In Rebecca Mead’s lovely New Yorker essay on Middlemarch (thoughts which she has elaborated on in her book My Life with Middlemarch), Mead speaks of Eliot’s “sympathetic imagination,” mentioning the person Eliot related most to was not Dorothea– the enthusiastic intellectual moralist without an outlet–but Mr. Casaubon, an old, unhappy, bitter and controlling man who must face the realization that one’s life work will not add up to anything great, and that even love will be a disappointment. Eliot’s compassion to even her most ridiculous and spiteful characters is what amazed me most about the book: It is funny book, and Mr. Casaubon at times is funny, he is unintentionally funny, but then Eliot counters that, treating Casaubon with such sympathy while chiding the reader to do the same. There are many wonderful examples of this throughout the book but I’ll limit myself to one.
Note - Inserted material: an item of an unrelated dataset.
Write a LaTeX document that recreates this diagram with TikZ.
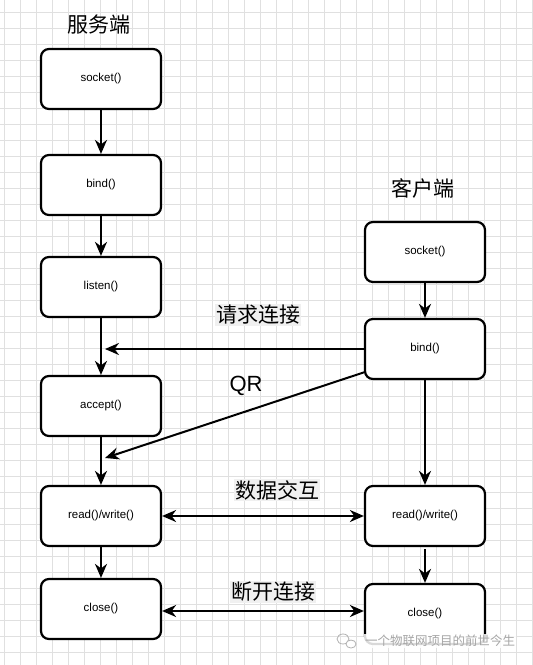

“ONE morning some weeks after her arrival at Lowick, Dorothea– but why always Dorothea? Was her point of view the only possible one with regard to this marriage? I protest against all our interest, all our effort at understanding being given to the young skins that look blooming in spite of trouble; for these too will get faded, and will know the older and more eating griefs which we are helping to neglect. In spite of the blinking eyes and white moles objectionable to Celia, and the want of muscular curve which was morally painful to Sir James, Mr Casaubon had an intense consciousness within him, and was spiritually a-hungered like the rest of us. He had done nothing exceptional in marrying– nothing but what society sanctions, and considers an occasion for wreaths and bouquets. It had occurred to him that he must not any longer defer his intention of matrimony, and he had reflected that in taking a wife, a man of good position should expect and carefully choose a blooming young lady– the younger the better, because more educable and submissive– of a rank equal to his own, of religious principles, virtuous disposition, and good understanding….For my part I am very sorry for him. It is an uneasy lot at best, to be what we call highly taught and yet not to enjoy: to be present at this great spectacle of life and never to be liberated from a small hungry shivering self– never to be fully possessed by the glory we behold, never to have our consciousness rapturously transformed into the vividness of a thought, the ardour of a passion, the energy of an action, but always to be scholarly and uninspired, ambitious and timid, scrupulous and dim-sighted. Becoming a dean or even a bishop would make little difference, I fear, to Mr Casaubon’s uneasiness. Doubtless some ancient Greek has observed that behind the big mask and the speaking-trumpet, there must always be our poor little eyes peeping as usual and our timorous lips more or less under anxious control.”
It’s so easy to make our character into farces, but Eliot refuses to do so, and Casaubon’s life becomes a narrow tragedy of unhappiness through no one’s fault really, and I, as a reader, was moved by his disappointments.
But really it was Dr. Lydgate who I fell in love with, yet another disappointed man who thought he would do something great with his life, but instead he got married, and became a parent, and grew disillusioned what little he was able to accomplish. What parent can’t relate to that? Who knows if Lydgate would have done greater things had he not married. Perhaps. Or perhaps not.
I could go on and on about everything I love about the book but that would probably be detrimental to the book I’m actually supposed to be writing now. I’ll save my gushing about the ending of MIddlemarch for a later post soon.